Why It's Okay to Talk to Yourself

Originally published Monday, 15 July 2013.

It starts the moment we awake and continues all throughout the day. It happens while we work, eat, drive, and even while we talk to others. At the end of the day, while we lie in bed, it keeps us awake, making us toss and turn well into the night. It is so common place and such a part of us that we often don't even notice it.

Counselors call it "self-talk." Others call it our internal dialogue. You might call it talking to yourself. No matter its name, everyone thinks, ponders, and mulls over the events of their day and the circumstances of their life. After an argument with our spouse, we may replay it in our minds and think of all the things we would have said. We'd agree with ourselves that we were right and our spouse was wrong. When our kids do something wrong for the hundredth time that day, we think "What is going on? Why can't they just do what they are told?" And when someone cuts in front of us in line, we think "What do they think they're doing? That's not fair, I was here first."

Even more than just debating issues or pondering life's situations, we also say things to ourselves that just are not true. When something bad happens, the first thought in my mind is a sarcastic comment like this, "Of course, that's just how my life is." When the day starts off first thing with a challenge I think, "Oh great. This is going to be a horrible day." I also hear ongoing whispers of "Your just not good enough." "You don't matter." "Just stop trying and give up."

Our internal dialogue with ourselves is a powerful force in our decision making, our responses to others and to life's circumstances, as well as determining the direction of our emotions. My own internal discussions often snowball out of control. I tend toward too much introspection and often mull things over to death in my mind. One negative thought triggers another and they turn to each other and say, "Yes, that's right." They bring in more friends to join them, and then gaining speed, they produce an avalanche of tumbling thoughts and emotions.
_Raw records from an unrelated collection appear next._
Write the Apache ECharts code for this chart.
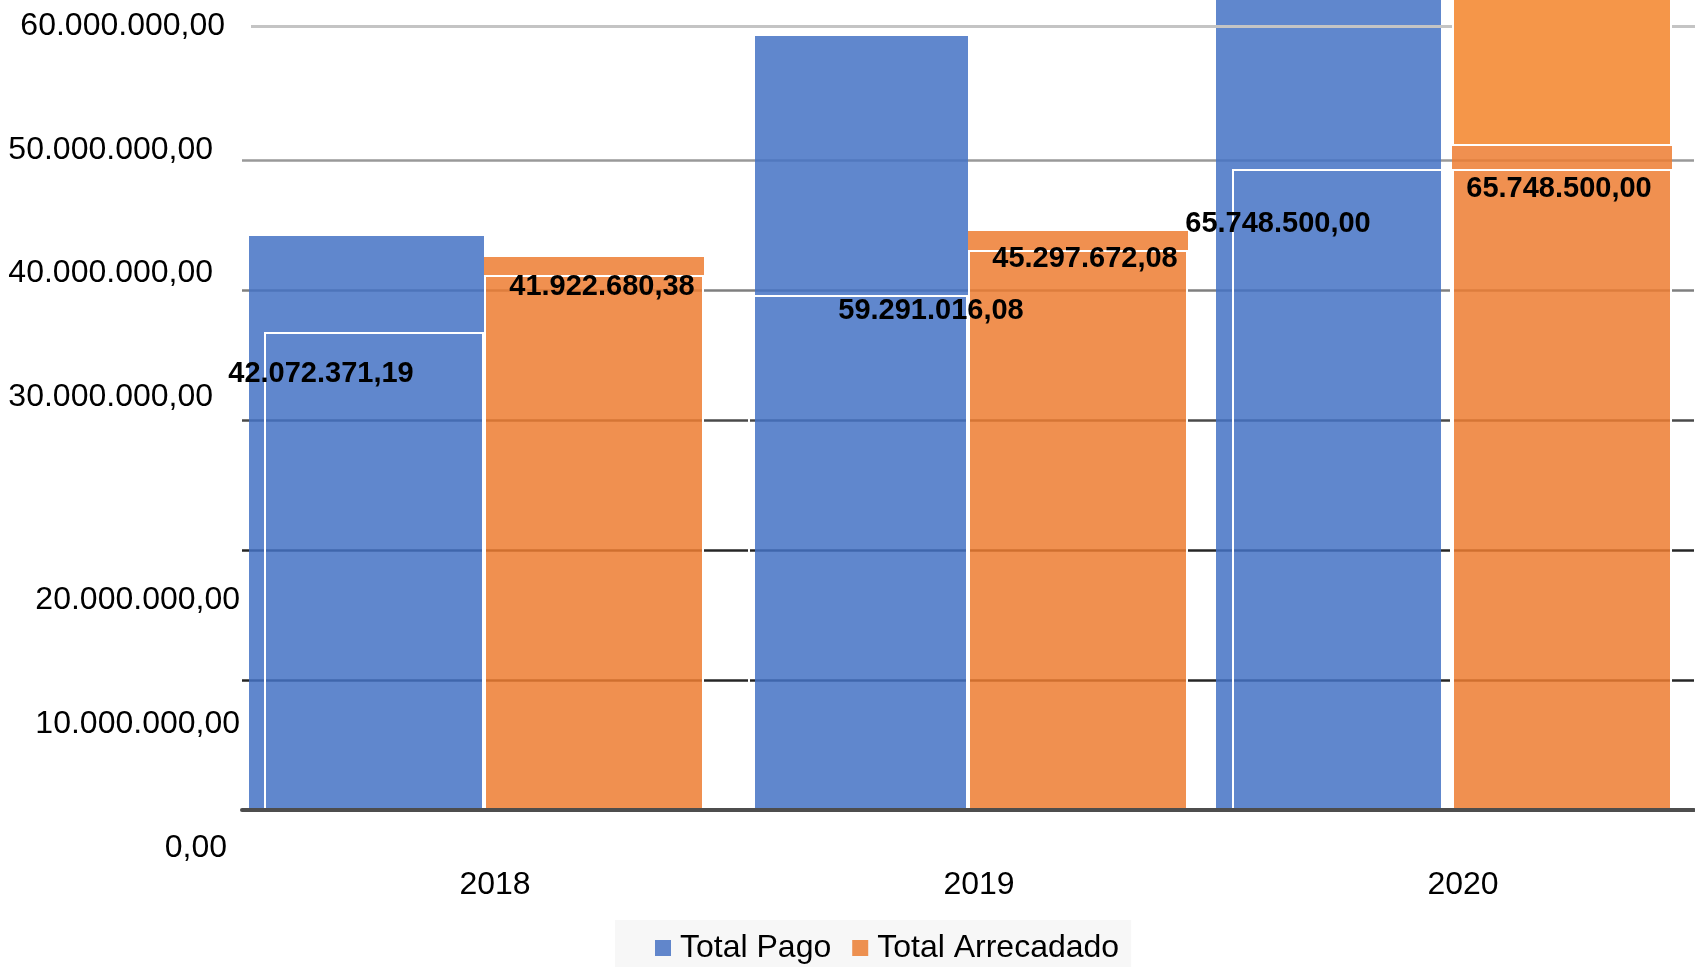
<!DOCTYPE html>
<html>
<head>
<meta charset="utf-8">
<script src="https://cdn.jsdelivr.net/npm/echarts@6/dist/echarts.min.js"></script>
<style>
html,body{margin:0;padding:0;background:#fff;}
#c{width:1695px;height:967px;}
</style>
</head>
<body>
<div id="c"></div>
<script>
// ---- data ----
const categories = ['2018', '2019', '2020'];
// printed data labels
const labelPago = [42072371.19, 59291016.08, 65748500.00];
const labelArrec = [41922680.38, 45297672.08, 65748500.00];
// bar heights as drawn (outer filled bars and inner white-outlined bars)
const pagoOuter = [44150000, 59540000, 65748500];
const pagoInner = [36770000, 39620000, 49310000];
const arrecOuter = [42540000, 44540000, 51080000];
const arrecInner = [41150000, 43080000, 49310000];
const arrecTopPart = [null, null, 15000000];
// light top grid line value
const topGridLine = 60000000;
// y-axis tick labels (groups drawn at different offsets)
const yLabelsA = [60000000];
const yLabelsB = [50000000, 40000000, 30000000];
const yLabelsC = [20000000, 10000000];
const yLabelsD = [0];

// ---- style / layout ----
const FONT = "'Liberation Sans', Arial, sans-serif";
const pagoLabelOffset = [[-53, 42], [73, 16], [-64, 55]];
const arrecLabelOffset = [[8, 12], [7, 9], [-3, 20]];
const pagoOuterWidth = [235, 213, 225];
const pagoOuterSpacer = [235, 213, 247];

function fmt(v) {
  const s = Math.abs(v).toFixed(2).split('.');
  const int = s[0].replace(/\B(?=(\d{3})+(?!\d))/g, '.');
  return (v < 0 ? '-' : '') + int + ',' + s[1];
}

const chart = echarts.init(document.getElementById('c'), null, {renderer: 'canvas'});

function labelGrid(left, top, bottom) {
  return {left: left, top: top, bottom: bottom, width: 10, containLabel: false};
}
function labelAxis(gridIndex, list) {
  return {
    type: 'value', gridIndex: gridIndex, min: 0, max: 60000000, interval: 10000000,
    axisLine: {show: false}, axisTick: {show: false}, splitLine: {show: false},
    axisLabel: {
      show: true, margin: 1, fontSize: 32, color: '#000', fontFamily: FONT,
      formatter: v => (list.indexOf(v) >= 0 ? fmt(v) : '')
    }
  };
}
function hiddenX(gridIndex) {
  return {type: 'value', gridIndex: gridIndex, show: false, min: 0, max: 1};
}
function hiddenCat() {
  return {type: 'category', gridIndex: 0, data: categories, show: false};
}

const labelCommon = {
  show: true, position: 'insideTop', distance: 0, align: 'center', verticalAlign: 'middle',
  fontSize: 29, fontWeight: 'bold', color: '#000', fontFamily: FONT
};

// outer blue bars: one series per year, each on its own hidden axis
const pagoOuterSeries = [];
categories.forEach((c, i) => {
  pagoOuterSeries.push({
    name: 'pagoFill' + c, type: 'bar', xAxisIndex: 2 + i, yAxisIndex: 0,
    data: pagoOuter.map((v, j) => (j === i ? v : '-')),
    barWidth: pagoOuterWidth[i], barGap: 0, clip: false, z: 2,
    itemStyle: {color: '#4472C4', opacity: 0.85}
  });
  pagoOuterSeries.push({
    name: 'pagoSpacer' + c, type: 'bar', xAxisIndex: 2 + i, yAxisIndex: 0,
    data: ['-', '-', '-'], barWidth: pagoOuterSpacer[i], barGap: 0
  });
});

const option = {
  animation: false,
  backgroundColor: '#ffffff',
  grid: [
    {left: 242, right: 1, top: 30, bottom: 157, containLabel: false},
    labelGrid(226, 26, 197),
    labelGrid(214, 27, 200),
    labelGrid(241, 104, 119),
    labelGrid(228, 104, 119),
    {left: 251, right: 0, top: 26, bottom: 157, containLabel: false}
  ],
  legend: {
    left: 615, top: 920,
    backgroundColor: '#f7f7f7',
    padding: [12, 12, 40, 40],
    itemWidth: 16, itemHeight: 16, itemGap: 21,
    icon: 'rect',
    selectedMode: false,
    textStyle: {fontSize: 32, color: '#000', fontFamily: FONT, padding: [0, 0, 0, 4]},
    data: [
      {name: 'Total Pago', itemStyle: {color: '#6186cb', borderWidth: 0, opacity: 1}},
      {name: 'Total Arrecadado', itemStyle: {color: '#ed9050', borderWidth: 0, opacity: 1}}
    ]
  },
  xAxis: [
    {
      type: 'category', gridIndex: 0, data: categories, z: 5,
      axisLine: {show: true, lineStyle: {color: '#4d4d4d', width: 4}},
      axisTick: {show: false},
      axisLabel: {fontSize: 32, color: '#000', fontFamily: FONT, margin: 59, padding: [0, 0, 0, 22]}
    },
    hiddenCat(), hiddenCat(), hiddenCat(), hiddenCat(),
    hiddenX(1), hiddenX(2), hiddenX(3), hiddenX(4), hiddenX(5)
  ],
  yAxis: [
    {
      type: 'value', gridIndex: 0, min: 0, max: 60000000, interval: 10000000,
      axisLine: {show: false}, axisTick: {show: false}, axisLabel: {show: false},
      splitLine: {show: true, lineStyle: {
        width: 2.5,
        color: ['#444444', '#262626', '#262626', '#4a4a4a', '#7f7f7f', '#999999', 'rgba(0,0,0,0)']
      }}
    },
    labelAxis(1, yLabelsA),
    labelAxis(2, yLabelsB),
    labelAxis(3, yLabelsC),
    labelAxis(4, yLabelsD),
    {
      type: 'value', gridIndex: 5, min: 0, max: 60000000, show: false,
      splitLine: {show: false}
    }
  ],
  series: pagoOuterSeries.concat([
    {
      name: 'arrecSpacer', type: 'bar', xAxisIndex: 1, yAxisIndex: 0,
      data: ['-', '-', '-'], barWidth: 220, barGap: 0
    },
    {
      name: 'arrecFill', type: 'bar', xAxisIndex: 1, yAxisIndex: 0, stack: 'ar',
      data: arrecOuter, barWidth: 220, barGap: 0, clip: false, z: 2,
      itemStyle: {color: '#ED7D31', opacity: 0.85}
    },
    {
      name: 'arrecTop', type: 'bar', xAxisIndex: 1, yAxisIndex: 0, stack: 'ar',
      data: arrecTopPart, barWidth: 220, barGap: 0, clip: false, z: 5,
      itemStyle: {color: '#f59649', borderColor: '#ffffff', borderWidth: 2}
    },
    {
      name: 'Total Pago', type: 'bar', xAxisIndex: 0, yAxisIndex: 0,
      data: pagoInner.map((v, i) => ({value: v, label: {offset: pagoLabelOffset[i]}})),
      barWidth: 220, barGap: 0, clip: false, z: 4,
      itemStyle: {color: 'rgba(0,0,0,0)', borderColor: '#ffffff', borderWidth: 2},
      label: Object.assign({}, labelCommon, {formatter: p => fmt(labelPago[p.dataIndex])})
    },
    {
      name: 'Total Arrecadado', type: 'bar', xAxisIndex: 0, yAxisIndex: 0,
      data: arrecInner.map((v, i) => ({value: v, label: {offset: arrecLabelOffset[i]}})),
      barWidth: 220, barGap: 0, clip: false, z: 4,
      itemStyle: {color: 'rgba(0,0,0,0)', borderColor: '#ffffff', borderWidth: 2},
      label: Object.assign({}, labelCommon, {formatter: p => fmt(labelArrec[p.dataIndex])})
    },
    {
      name: 'topLine', type: 'line', xAxisIndex: 9, yAxisIndex: 5,
      data: [], showSymbol: false, silent: true, z: 3,
      markLine: {
        silent: true, symbol: ['none', 'none'], z: 3,
        label: {show: false},
        lineStyle: {color: '#c4c4c4', width: 3, type: 'solid'},
        emphasis: {disabled: true},
        data: [{yAxis: topGridLine}]
      }
    }
  ])
};
chart.setOption(option);
</script>
</body>
</html>
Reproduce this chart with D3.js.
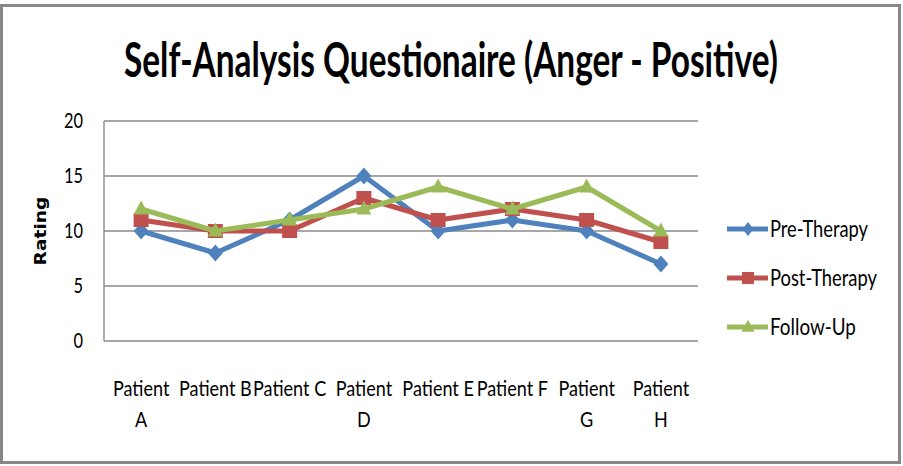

Scripture tells us to "Fix your thoughts on what is true, and honorable, and right, and pure, and lovely, and admirable. Think about things that are excellent and worthy of praise." (Philippians 4:8) We are also taught to take every thought captive and make it obedient to Christ (2 Corinthians 10:5). Dr. Martin LLoyd-Jones put it like this, "I say that we must talk to ourselves instead of allowing 'ourselves' to talk to us! Do you realize what that means? I suggest that the main trouble in this whole matter of spiritual depression in a sense is that, that we allow our self to talk to us instead of talking to our self...Have you realized that most of your unhappiness in life is due to the fact that you are listening to yourself instead of talking to yourself?" (from his book, Spiritual Depression: Its Causes and Cure).

Rather than allowing our thoughts to take over and push us over the edge into worry, fear, depression, and hopelessness, Dr. Lloyd-Jones suggested that we stop listening to ourselves and instead talk back to ourselves. The writer of Psalm 42 does this very thing. "Why, my soul, are you downcast? Why so disturbed within me? Put your hope in God, for I will yet praise him, my Savior and my God" (v.5). He talks to himself asking, "Why are you so upset?" Then he tells himself what he needs to do--put his hope in God. When we hear ourselves speaking lies, we must talk back to ourselves by speaking the truth of God's word.

Dr. Lloyd-Jones goes on to write,

"You have to take yourself in hand, you have to address yourself, preach to yourself, question yourself. You must say to your soul: "Why art thou cast down'--what business have you to be disquieted? You must turn on yourself, upbraid yourself, condemn yourself, exhort yourself, and say to yourself: 'Hope thou in God'--instead of muttering in this depressed, unhappy way. And then you must go on to remind yourself of God, Who God is, and what God is and what God has done, and what God has pledged Himself to do."

While we may joke about talking to ourselves, it's actually something we should do. We ought to preach the truth of the gospel to ourselves, reminding ourselves of who we are because of Christ. As a child of our heavenly Father, we are heirs of the Kingdom. We have been cleansed and made new by the sacrificial death of Christ in our place. God looks at us and does not see our sin but Christ's righteousness instead. We are new creatures; the old is gone, the new has come. God is even now molding us and shaping us into the likeness of his Son. He's not letting go or giving up on us and there is nothing that can separate us from his love.

How's that for speaking the truth to our self?

So go on, talk to yourself. Speak the truth. Remind yourself of who you are. And stop listening to the lies.